You'll need something like [h]:mm:ss

But why format it as time there? Why not format it as number/decimal there already? If you're down to the seconds, you'll want like 6 decimals, I think.

By the way, if you have Winzip, I'm still perfectly willing to take a look at the workbook. Anne Troy
 
If you multiply the cell as follows:

=AH12*24*60

and then format the cell to General, you would get your 2250.92 minutes
 
I've tried the [h]:mm:ss format, didn't work. Don't see how that formula can work. Every drop is a different duration; may have one per month, may have 50.
 
No, I have the total downtime 129:xx:xx. I'm trying to get the percentage that represents of all available minutes in a given month. Attempting to send you a copy of spreadsheet.
 
I've figured out a work around, but it requires two separate calculations. I used =(((HOUR(AH3)*60)+MINUTE(AH3)+SECOND(AH3)/60)) to get a total minute column (using number format & 2 decimal places). Then I apply the formula =100-((+AI12/43200)*100)to that new column. Of course I'll have to add an additional 12 columns to my spreadsheets (50 of them)... Hopefully we can get it to one formula. I have a fall back now that you've got my brain racking. Thanks.
 
LOL
Add columns to all spreadsheets at one time (as long as it's the SAME columns), by grouping them first....then insert the columns, insert formulas, etc....all at once. Don't forget to ungroup! Anne Troy
 
Just ran into another SNAFU. That process works great until you exceed 23:59:59. At 24 hrs, it zeros out again. Still need help. Is there any way custom or otherwise to circumvent the 24 hour clock? Thanks.
 
At the risk of muddying up the waters, have you considered capturing the down time as a datetime value which is really just a decimal value. Then the difference between Now() and the frozen downtime is the number of days between the two points with the decimal part reflecting a fraction of a day. Multiply this by 24 to get hours. Multiply again by 60 to get minutes. Divide by 43,200 or whatever. No muss, no fuss.

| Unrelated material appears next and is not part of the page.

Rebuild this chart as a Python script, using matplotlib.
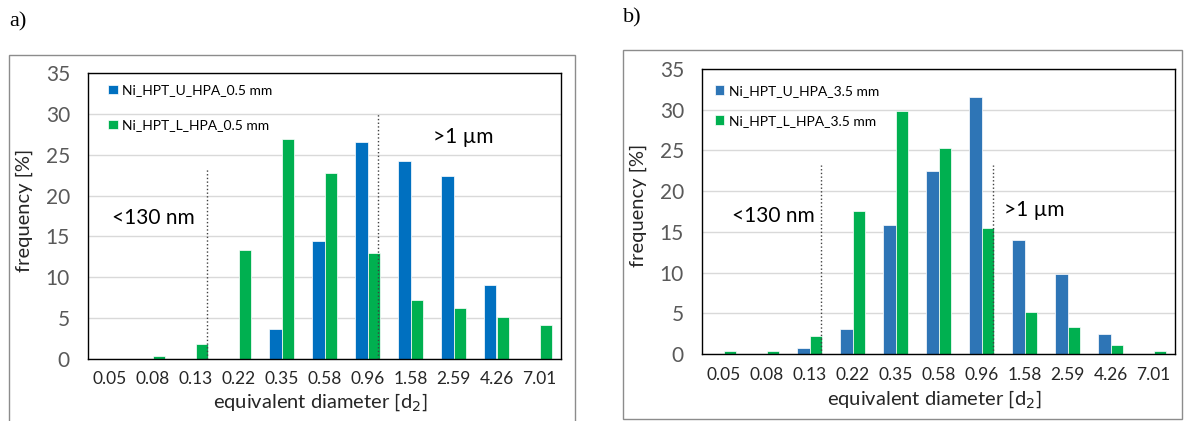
import matplotlib.pyplot as plt
from matplotlib.patches import Rectangle
import numpy as np

# Data
diameters = ["0.05", "0.08", "0.13", "0.22", "0.35", "0.58", "0.96", "1.58", "2.59", "4.26", "7.01"]

u_05 = [0, 0, 0, 0, 3.7, 14.5, 26.6, 24.2, 22.4, 9.1, 0]
l_05 = [0, 0.4, 1.8, 13.3, 26.9, 22.8, 13.0, 7.2, 6.2, 5.2, 4.2]

u_35 = [0, 0, 0.7, 3.1, 15.8, 22.5, 31.6, 14.0, 9.8, 2.5, 0]
l_35 = [0.4, 0.4, 2.25, 17.6, 29.8, 25.3, 15.5, 5.1, 3.3, 1.1, 0.4]

W, H = 1184, 421
plt.rcParams['font.family'] = ['Lato', 'DejaVu Sans']

fig = plt.figure(figsize=(W / 100, H / 100), dpi=100)
GRAY = '#595959'
GREEN = '#00B050'


def px_axes(x0, y_top, x1, y_bot):
    return fig.add_axes([x0 / W, 1 - y_bot / H, (x1 - x0) / W, (y_bot - y_top) / H])


def frame(x0, y0, x1, y1):
    fig.patches.append(Rectangle((x0 / W, 1 - y1 / H), (x1 - x0) / W, (y1 - y0) / H,
                                 transform=fig.transFigure, fill=False,
                                 edgecolor='#8c8c8c', linewidth=1.0))


def panel(ax, u, l, blue, labels, lines, txt_lo, txt_hi, leg_anchor, leg_spacing, xlab_y):
    x = np.arange(len(diameters))
    w = 0.28
    ax.bar(x - w / 2, u, width=w, color=blue, edgecolor='white', linewidth=0.5,
           label=labels[0], zorder=2)
    ax.bar(x + w / 2, l, width=w, color=GREEN, edgecolor='white', linewidth=0.5,
           label=labels[1], zorder=2)
    ax.set_xlim(-0.5, len(diameters) - 0.5)
    ax.set_ylim(0, 35)
    ax.set_yticks(np.arange(0, 36, 5))
    ax.set_xticks(x)
    ax.set_xticklabels(diameters)
    ax.tick_params(axis='y', length=0, pad=13, labelsize=15, colors=GRAY)
    ax.tick_params(axis='x', length=0, pad=9, labelsize=12.5, colors='#262626')
    ax.grid(axis='y', color='#d9d9d9', linewidth=1.0, zorder=0)
    ax.set_axisbelow(True)
    for s in ax.spines.values():
        s.set_color('black')
        s.set_linewidth(1.0)
    for (xv, top) in lines:
        ax.plot([xv, xv], [0, top], color='#404040', linestyle=':', linewidth=1.0, zorder=3)
    ax.text(txt_lo[0], txt_lo[1], "<130 nm", fontsize=15, ha='center', va='center')
    ax.text(txt_hi[0], txt_hi[1], ">1 \u00b5m", fontsize=15, ha='center', va='center')
    ax.set_ylabel("frequency [%]", fontsize=14.5, color='#262626')
    ax.yaxis.set_label_coords(-0.116, 0.52)
    ax.set_xlabel("equivalent diameter [d$_2$]", fontsize=14.5, color='#262626')
    ax.xaxis.set_label_coords(0.49, xlab_y)
    ax.legend(loc='upper left', bbox_to_anchor=leg_anchor, frameon=False,
              fontsize=10, handlelength=0.7, handleheight=0.7, handletextpad=0.35,
              borderpad=0, borderaxespad=0, labelspacing=leg_spacing)


# a)
frame(9, 55, 575, 430)
ax1 = px_axes(88, 73, 561, 359)
panel(ax1, u_05, l_05, '#0070C0',
      ["Ni_HPT_U_HPA_0.5 mm", "Ni_HPT_L_HPA_0.5 mm"],
      [(2.27, 23.4), (6.24, 30.0)], (1.03, 17.3), (8.22, 27.2),
      (0.042, 0.96), 1.65, -0.115)

# b)
frame(623, 50, 1182, 419)
ax2 = px_axes(702, 69, 1175, 354)
panel(ax2, u_35, l_35, '#2E75B6',
      ["Ni_HPT_U_HPA_3.5 mm", "Ni_HPT_L_HPA_3.5 mm"],
      [(2.26, 23.2), (6.27, 23.2)], (1.15, 17.0), (7.22, 17.7),
      (0.027, 0.945), 1.3, -0.12)

fig.text(9 / W, 1 - 22 / H, "a)", family='Liberation Serif', fontsize=16, va='center')
fig.text(623 / W, 1 - 18 / H, "b)", family='Liberation Serif', fontsize=16, va='center')

fig.savefig("out.png", dpi=100)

You could of course just take the difference between the timestamps and divide by 30 and get the answer you want directly.

What am I missing?
 
Another thought, when I convert say 29:32:24 [=convert(ah18,"hr","mn")]it correct calculates minutes, secs to 1772:24 but displays 1772:24:00. Can't seem to get that cell to translate to 1772.4 to apply second calculation.